India has a cap on the percentage of ownership foreign investors can have in an insurance company, and AIA has joined with other national and international insurance groups in urging India to allow foreign insurers an increased ownership percentage. This issue is part of ongoing talks at the World Trade Organization (WTO).
“We want the cap on foreign equity raised to at least 49 percent, with increasing percentages, and find it especially troubling that India may decide to lock-in the unacceptably low current cap of 26 percent in its revised WTO services offer,” stated Snyder.
India’s insurance sector has experienced “remarkable” growth since the limited opening up in 2000, including the creation of more than one million jobs directly and indirectly connected to employment in insurance companies and the business process outsourcing industry (BPO). This point along with others was made in a letter sent to India’s Ministry of Commerce and Industry signed by insurance associations like the AIA, insurance companies and intermediaries from countries that include the U.S., Great Britain, Canada, France, and Japan.
“Clearly there is room for further growth, which can be fostered, in part, by raising the current foreign equity ceiling,” the letter stated.
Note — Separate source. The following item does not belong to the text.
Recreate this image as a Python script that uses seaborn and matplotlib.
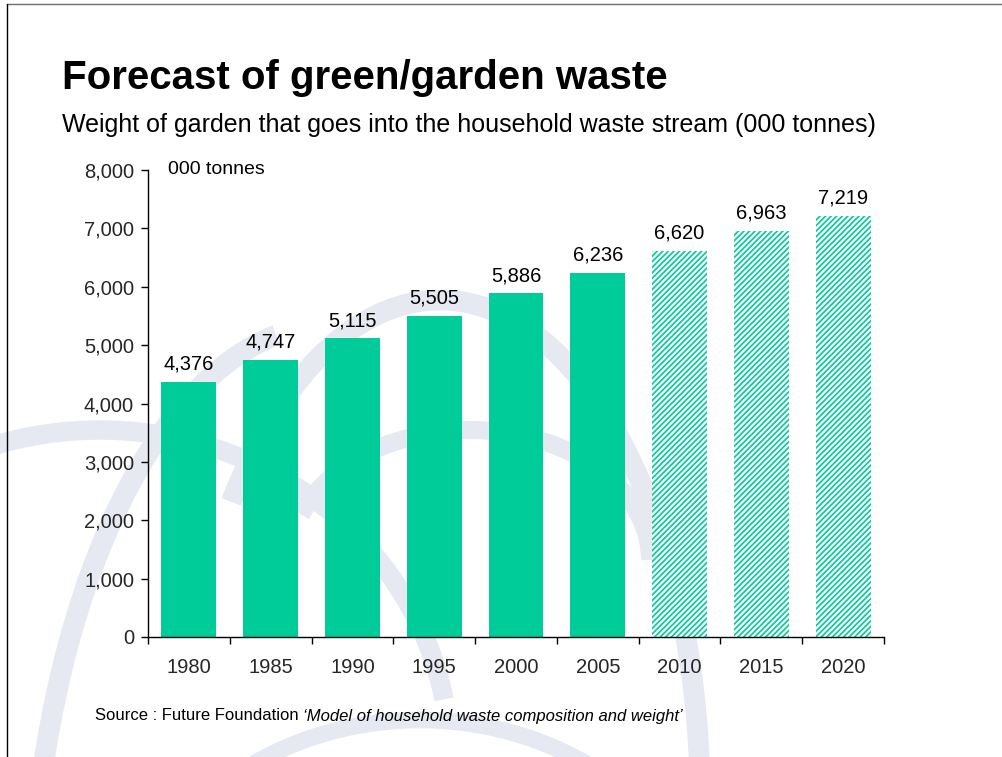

“India has an urgent need for infrastructure investment,” added Snyder. “Allowing foreign insurers to invest more capital can only help India’s economic development. Insurance companies invest in long-term financial instruments like government bonds that fund infrastructure such as roads, airports and bridges.”
Indian insurance companies have become more sophisticated and now compete globally. “Indian insurers are treated better in other countries than India treats foreign insurers operating on its shores,” said Snyder. “Raising the direct foreign investment cap will show the world that India is truly committed to being a good trading partner.”